Pengakuan jujur tersebut menyentuh hati banyak perempuan yang pernah mengalami situasi serupa.
Kolom komentar unggahannya dipenuhi oleh dukungan, doa, dan ungkapan solidaritas, sekaligus kecaman terhadap praktik perselingkuhan yang dianggap merusak sendi keluarga.
Perselingkuhan di Dunia Penerbangan: Fenomena atau Kebetulan?
Kasus ini juga menimbulkan diskusi luas tentang dinamika hubungan dalam industri penerbangan.
Pramugari dan pilot sering kali berada dalam lingkungan kerja yang intens, dengan jadwal tak menentu dan waktu jauh dari keluarga.

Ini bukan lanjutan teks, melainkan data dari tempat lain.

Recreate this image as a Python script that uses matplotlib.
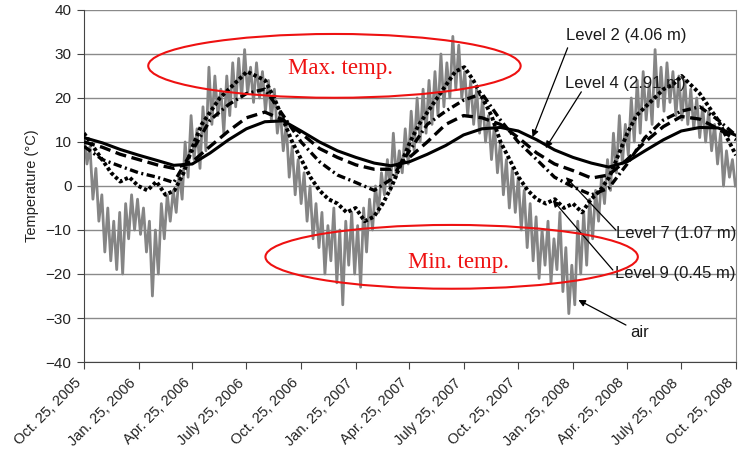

Sementara itu, para eksekutif maskapai—seperti sang direktur dalam kasus ini—juga kerap memiliki akses dan pengaruh yang memungkinkan terbentuknya hubungan di luar batas profesional.
Namun, para pengamat sosial menegaskan bahwa tidak ada alasan yang membenarkan perselingkuhan, terlepas dari tekanan atau dinamika pekerjaan.
“Integritas pribadi adalah pilihan, bukan akibat dari lingkungan kerja,” ujar seorang psikolog keluarga yang enggan disebutkan namanya.
Yang membedakan kasus ini dari skandal serupa sebelumnya adalah keberanian Winnabalina untuk bersuara.
Ia tidak hanya menjadi korban diam-diam, tetapi mengambil kendali narasi, menunjukkan bukti, dan meminta keadilan publik—bukan melalui gosip, tetapi lewat data dan transparansi.
Kisahnya menjadi pengingat bahwa di era digital, kebenaran bisa lebih cepat menyebar, namun juga membawa risiko besar—mulai dari bully digital hingga trauma berkepanjangan.
Namun di sisi lain, platform sosial media juga memberikan ruang bagi korban untuk berbicara, didengar, dan didukung.